■ The task
Write out all the data again, exactly as it stands.

________________________

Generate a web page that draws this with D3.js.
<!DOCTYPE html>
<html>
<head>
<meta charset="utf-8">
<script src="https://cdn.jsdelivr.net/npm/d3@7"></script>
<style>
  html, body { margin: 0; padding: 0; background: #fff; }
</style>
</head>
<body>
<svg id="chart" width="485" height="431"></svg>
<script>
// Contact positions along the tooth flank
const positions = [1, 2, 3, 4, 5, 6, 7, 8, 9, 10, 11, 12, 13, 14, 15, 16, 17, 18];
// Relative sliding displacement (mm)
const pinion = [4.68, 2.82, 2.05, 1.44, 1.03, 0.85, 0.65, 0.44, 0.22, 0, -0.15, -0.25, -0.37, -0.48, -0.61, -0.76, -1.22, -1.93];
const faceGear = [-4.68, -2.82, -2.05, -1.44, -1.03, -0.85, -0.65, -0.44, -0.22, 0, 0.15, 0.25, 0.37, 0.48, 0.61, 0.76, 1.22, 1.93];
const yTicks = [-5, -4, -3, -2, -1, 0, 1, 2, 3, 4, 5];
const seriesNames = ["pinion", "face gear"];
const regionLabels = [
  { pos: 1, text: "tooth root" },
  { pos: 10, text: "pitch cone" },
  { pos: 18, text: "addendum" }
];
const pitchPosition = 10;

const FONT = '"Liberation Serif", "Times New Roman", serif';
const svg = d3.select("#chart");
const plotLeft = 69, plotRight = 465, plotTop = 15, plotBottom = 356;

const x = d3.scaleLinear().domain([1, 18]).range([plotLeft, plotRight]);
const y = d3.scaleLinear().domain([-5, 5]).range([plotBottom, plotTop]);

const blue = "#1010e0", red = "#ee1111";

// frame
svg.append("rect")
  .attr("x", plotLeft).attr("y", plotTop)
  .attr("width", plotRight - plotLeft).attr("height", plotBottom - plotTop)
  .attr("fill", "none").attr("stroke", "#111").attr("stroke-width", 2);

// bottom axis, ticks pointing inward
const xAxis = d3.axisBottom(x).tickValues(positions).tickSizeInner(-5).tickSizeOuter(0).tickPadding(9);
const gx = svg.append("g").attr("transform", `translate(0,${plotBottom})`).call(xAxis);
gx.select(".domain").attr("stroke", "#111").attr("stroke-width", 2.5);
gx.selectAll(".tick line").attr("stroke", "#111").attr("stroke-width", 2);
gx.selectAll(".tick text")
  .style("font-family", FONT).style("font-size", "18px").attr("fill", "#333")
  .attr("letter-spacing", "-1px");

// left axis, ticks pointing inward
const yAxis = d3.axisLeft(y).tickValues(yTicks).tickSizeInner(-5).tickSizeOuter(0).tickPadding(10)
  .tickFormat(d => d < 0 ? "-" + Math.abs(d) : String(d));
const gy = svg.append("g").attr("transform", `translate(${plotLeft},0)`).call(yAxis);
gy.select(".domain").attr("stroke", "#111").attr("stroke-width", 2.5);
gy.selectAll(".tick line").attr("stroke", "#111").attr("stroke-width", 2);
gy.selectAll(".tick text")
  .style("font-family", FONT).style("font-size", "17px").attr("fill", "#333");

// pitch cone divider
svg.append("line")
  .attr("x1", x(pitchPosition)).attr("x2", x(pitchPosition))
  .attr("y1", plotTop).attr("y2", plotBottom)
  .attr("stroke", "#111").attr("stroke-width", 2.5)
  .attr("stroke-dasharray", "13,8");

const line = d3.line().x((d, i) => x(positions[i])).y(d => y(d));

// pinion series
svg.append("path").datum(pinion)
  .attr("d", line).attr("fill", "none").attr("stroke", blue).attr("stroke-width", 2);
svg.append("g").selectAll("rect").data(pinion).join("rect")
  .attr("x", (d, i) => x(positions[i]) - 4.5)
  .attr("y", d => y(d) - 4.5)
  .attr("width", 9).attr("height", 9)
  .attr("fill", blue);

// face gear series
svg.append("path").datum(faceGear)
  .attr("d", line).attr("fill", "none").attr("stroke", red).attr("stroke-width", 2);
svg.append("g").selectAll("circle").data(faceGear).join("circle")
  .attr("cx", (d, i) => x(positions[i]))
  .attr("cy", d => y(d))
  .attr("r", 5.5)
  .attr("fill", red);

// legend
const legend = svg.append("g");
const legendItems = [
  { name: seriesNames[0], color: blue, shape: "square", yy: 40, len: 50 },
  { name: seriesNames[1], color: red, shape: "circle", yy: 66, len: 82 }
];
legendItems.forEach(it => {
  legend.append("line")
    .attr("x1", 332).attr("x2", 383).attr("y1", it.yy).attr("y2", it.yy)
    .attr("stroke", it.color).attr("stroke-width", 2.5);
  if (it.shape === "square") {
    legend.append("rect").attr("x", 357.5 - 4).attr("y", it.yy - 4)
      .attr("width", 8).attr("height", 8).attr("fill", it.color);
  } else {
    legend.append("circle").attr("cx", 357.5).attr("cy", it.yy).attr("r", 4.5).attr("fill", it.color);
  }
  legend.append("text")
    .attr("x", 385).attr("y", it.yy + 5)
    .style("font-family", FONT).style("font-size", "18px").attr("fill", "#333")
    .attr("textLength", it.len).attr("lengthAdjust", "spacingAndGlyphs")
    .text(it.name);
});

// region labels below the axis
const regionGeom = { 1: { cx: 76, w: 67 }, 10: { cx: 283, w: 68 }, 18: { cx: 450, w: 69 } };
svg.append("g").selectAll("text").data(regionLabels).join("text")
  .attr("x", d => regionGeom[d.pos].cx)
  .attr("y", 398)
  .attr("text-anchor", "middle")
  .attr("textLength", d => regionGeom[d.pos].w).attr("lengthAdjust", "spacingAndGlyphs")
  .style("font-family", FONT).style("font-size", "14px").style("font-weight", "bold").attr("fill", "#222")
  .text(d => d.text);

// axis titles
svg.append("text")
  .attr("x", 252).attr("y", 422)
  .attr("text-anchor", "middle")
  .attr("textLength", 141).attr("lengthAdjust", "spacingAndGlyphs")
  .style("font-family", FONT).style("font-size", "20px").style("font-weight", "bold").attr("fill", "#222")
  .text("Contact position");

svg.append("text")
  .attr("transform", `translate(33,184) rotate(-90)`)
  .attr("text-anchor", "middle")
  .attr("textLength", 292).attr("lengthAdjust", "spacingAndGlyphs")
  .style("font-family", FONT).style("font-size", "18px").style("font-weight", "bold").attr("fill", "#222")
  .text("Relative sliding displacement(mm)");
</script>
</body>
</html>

________________________

■ Exercise response
Generate a web page that draws this with D3.js.
<!DOCTYPE html>
<html>
<head>
<meta charset="utf-8">
<script src="https://cdn.jsdelivr.net/npm/d3@7"></script>
<style>
  html, body { margin: 0; padding: 0; background: #fff; }
</style>
</head>
<body>
<svg id="chart" width="485" height="431"></svg>
<script>
// Contact positions along the tooth flank
const positions = [1, 2, 3, 4, 5, 6, 7, 8, 9, 10, 11, 12, 13, 14, 15, 16, 17, 18];
// Relative sliding displacement (mm)
const pinion = [4.68, 2.82, 2.05, 1.44, 1.03, 0.85, 0.65, 0.44, 0.22, 0, -0.15, -0.25, -0.37, -0.48, -0.61, -0.76, -1.22, -1.93];
const faceGear = [-4.68, -2.82, -2.05, -1.44, -1.03, -0.85, -0.65, -0.44, -0.22, 0, 0.15, 0.25, 0.37, 0.48, 0.61, 0.76, 1.22, 1.93];
const yTicks = [-5, -4, -3, -2, -1, 0, 1, 2, 3, 4, 5];
const seriesNames = ["pinion", "face gear"];
const regionLabels = [
  { pos: 1, text: "tooth root" },
  { pos: 10, text: "pitch cone" },
  { pos: 18, text: "addendum" }
];
const pitchPosition = 10;

const FONT = '"Liberation Serif", "Times New Roman", serif';
const svg = d3.select("#chart");
const plotLeft = 69, plotRight = 465, plotTop = 15, plotBottom = 356;

const x = d3.scaleLinear().domain([1, 18]).range([plotLeft, plotRight]);
const y = d3.scaleLinear().domain([-5, 5]).range([plotBottom, plotTop]);

const blue = "#1010e0", red = "#ee1111";

// frame
svg.append("rect")
  .attr("x", plotLeft).attr("y", plotTop)
  .attr("width", plotRight - plotLeft).attr("height", plotBottom - plotTop)
  .attr("fill", "none").attr("stroke", "#111").attr("stroke-width", 2);

// bottom axis, ticks pointing inward
const xAxis = d3.axisBottom(x).tickValues(positions).tickSizeInner(-5).tickSizeOuter(0).tickPadding(9);
const gx = svg.append("g").attr("transform", `translate(0,${plotBottom})`).call(xAxis);
gx.select(".domain").attr("stroke", "#111").attr("stroke-width", 2.5);
gx.selectAll(".tick line").attr("stroke", "#111").attr("stroke-width", 2);
gx.selectAll(".tick text")
  .style("font-family", FONT).style("font-size", "18px").attr("fill", "#333")
  .attr("letter-spacing", "-1px");

// left axis, ticks pointing inward
const yAxis = d3.axisLeft(y).tickValues(yTicks).tickSizeInner(-5).tickSizeOuter(0).tickPadding(10)
  .tickFormat(d => d < 0 ? "-" + Math.abs(d) : String(d));
const gy = svg.append("g").attr("transform", `translate(${plotLeft},0)`).call(yAxis);
gy.select(".domain").attr("stroke", "#111").attr("stroke-width", 2.5);
gy.selectAll(".tick line").attr("stroke", "#111").attr("stroke-width", 2);
gy.selectAll(".tick text")
  .style("font-family", FONT).style("font-size", "17px").attr("fill", "#333");

// pitch cone divider
svg.append("line")
  .attr("x1", x(pitchPosition)).attr("x2", x(pitchPosition))
  .attr("y1", plotTop).attr("y2", plotBottom)
  .attr("stroke", "#111").attr("stroke-width", 2.5)
  .attr("stroke-dasharray", "13,8");

const line = d3.line().x((d, i) => x(positions[i])).y(d => y(d));

// pinion series
svg.append("path").datum(pinion)
  .attr("d", line).attr("fill", "none").attr("stroke", blue).attr("stroke-width", 2);
svg.append("g").selectAll("rect").data(pinion).join("rect")
  .attr("x", (d, i) => x(positions[i]) - 4.5)
  .attr("y", d => y(d) - 4.5)
  .attr("width", 9).attr("height", 9)
  .attr("fill", blue);

// face gear series
svg.append("path").datum(faceGear)
  .attr("d", line).attr("fill", "none").attr("stroke", red).attr("stroke-width", 2);
svg.append("g").selectAll("circle").data(faceGear).join("circle")
  .attr("cx", (d, i) => x(positions[i]))
  .attr("cy", d => y(d))
  .attr("r", 5.5)
  .attr("fill", red);

// legend
const legend = svg.append("g");
const legendItems = [
  { name: seriesNames[0], color: blue, shape: "square", yy: 40, len: 50 },
  { name: seriesNames[1], color: red, shape: "circle", yy: 66, len: 82 }
];
legendItems.forEach(it => {
  legend.append("line")
    .attr("x1", 332).attr("x2", 383).attr("y1", it.yy).attr("y2", it.yy)
    .attr("stroke", it.color).attr("stroke-width", 2.5);
  if (it.shape === "square") {
    legend.append("rect").attr("x", 357.5 - 4).attr("y", it.yy - 4)
      .attr("width", 8).attr("height", 8).attr("fill", it.color);
  } else {
    legend.append("circle").attr("cx", 357.5).attr("cy", it.yy).attr("r", 4.5).attr("fill", it.color);
  }
  legend.append("text")
    .attr("x", 385).attr("y", it.yy + 5)
    .style("font-family", FONT).style("font-size", "18px").attr("fill", "#333")
    .attr("textLength", it.len).attr("lengthAdjust", "spacingAndGlyphs")
    .text(it.name);
});

// region labels below the axis
const regionGeom = { 1: { cx: 76, w: 67 }, 10: { cx: 283, w: 68 }, 18: { cx: 450, w: 69 } };
svg.append("g").selectAll("text").data(regionLabels).join("text")
  .attr("x", d => regionGeom[d.pos].cx)
  .attr("y", 398)
  .attr("text-anchor", "middle")
  .attr("textLength", d => regionGeom[d.pos].w).attr("lengthAdjust", "spacingAndGlyphs")
  .style("font-family", FONT).style("font-size", "14px").style("font-weight", "bold").attr("fill", "#222")
  .text(d => d.text);

// axis titles
svg.append("text")
  .attr("x", 252).attr("y", 422)
  .attr("text-anchor", "middle")
  .attr("textLength", 141).attr("lengthAdjust", "spacingAndGlyphs")
  .style("font-family", FONT).style("font-size", "20px").style("font-weight", "bold").attr("fill", "#222")
  .text("Contact position");

svg.append("text")
  .attr("transform", `translate(33,184) rotate(-90)`)
  .attr("text-anchor", "middle")
  .attr("textLength", 292).attr("lengthAdjust", "spacingAndGlyphs")
  .style("font-family", FONT).style("font-size", "18px").style("font-weight", "bold").attr("fill", "#222")
  .text("Relative sliding displacement(mm)");
</script>
</body>
</html>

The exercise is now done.